沖縄国体(1987年)の際、読谷村のソフトボ−ル会場に掲げられた日の丸を引き下ろして焼いた事件で、当時の沖縄の置かれた立場を訴えた知花昌一さん(70)は現在、僧侶の資格を有し、民宿も経営している。金城さんを訪問する際の常宿でもある。平和運動を続けている知花さんが言った。「やんばるの森の中に山小屋がある。沖縄が好きだったという奥さんの供養をそこでやらせてほしい」。金城さんも同行することになった。妻とは生前、辺野古の現場やヘリパット(垂直離着陸機)の着陸基地の建設が強行された「高江」を訪れたことがある。山小屋はその現場に近い大宜味(おおぎみ)村にあった。夕日が沈む眼下に、美しいサンゴ礁の海と白い砂浜で知られる古宇利島(こうりじま)が見えた。知花さんの読経が濃い緑が織りなす森の中に響いた。「良かった。弔いの旅に同行できて、オレもうれしいよ」と金城さんが小さな声でつぶやいた。
「琉球人遺骨返還、京大を提訴/尚氏子孫ら、自己決定権訴え」(12月5日付「琉球新報」)―。妻の散骨を終え、石垣島から沖縄本島に移動した5日、社会面トップにこんな記事が載っていた。1929年、京都大学(旧帝大)の人類学者らが今帰仁村(なきじんそん)の百按司(むむじゃな)墓から持ち出した遺骨の返還を求めて、「琉球民族遺骨返還研究会」(松島泰勝代表)が京都地裁に提訴したことを伝えていた。原告団は「現在も続く日本の植民地主義を許さず、琉球の人々が自己決定権を行使する裁判だ」と主張していた。原告のひとりに金城さんも名前を連ねていた。
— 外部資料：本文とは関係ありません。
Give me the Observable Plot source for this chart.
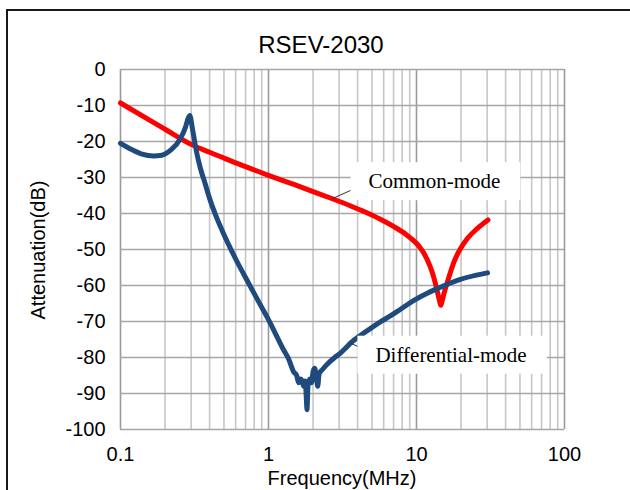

2年前、同じように研究用に供されていたアイヌ民族の遺骨12体分が85年ぶりに墳墓の地(アイヌコタン)に再埋葬された。返還訴訟で札幌地裁と和解が成立した結果で、このほかに全国12大学に1636体と、特定できない515箱分のアイヌの遺骨が収蔵されていることが判明している。同様の裁判は北海道の各地で続いており、今回の琉球人遺骨返還訴訟はこれに続くものとして注目される。21年前、先住民族の権利を主張して起こされた「二風谷(にぶたに)ダム建設」裁判で、札幌地裁は民族的マイノリティの権利保護を定めた国連自由規約に基づき、アイヌ民族を初めて「先住民族」として認める画期的な判断を下した。
「そう、この列島の北と南からヤマト(本土=内地→中央)の支配原理をあばき出す。その原点の戦いがいま、始まったのさ」―。金城さんの覚悟が伝わってきた。もうひとつの大きな運動が同時に開始されようとしている。妻にふさわしい弔いの旅のフィナ−レだと思った。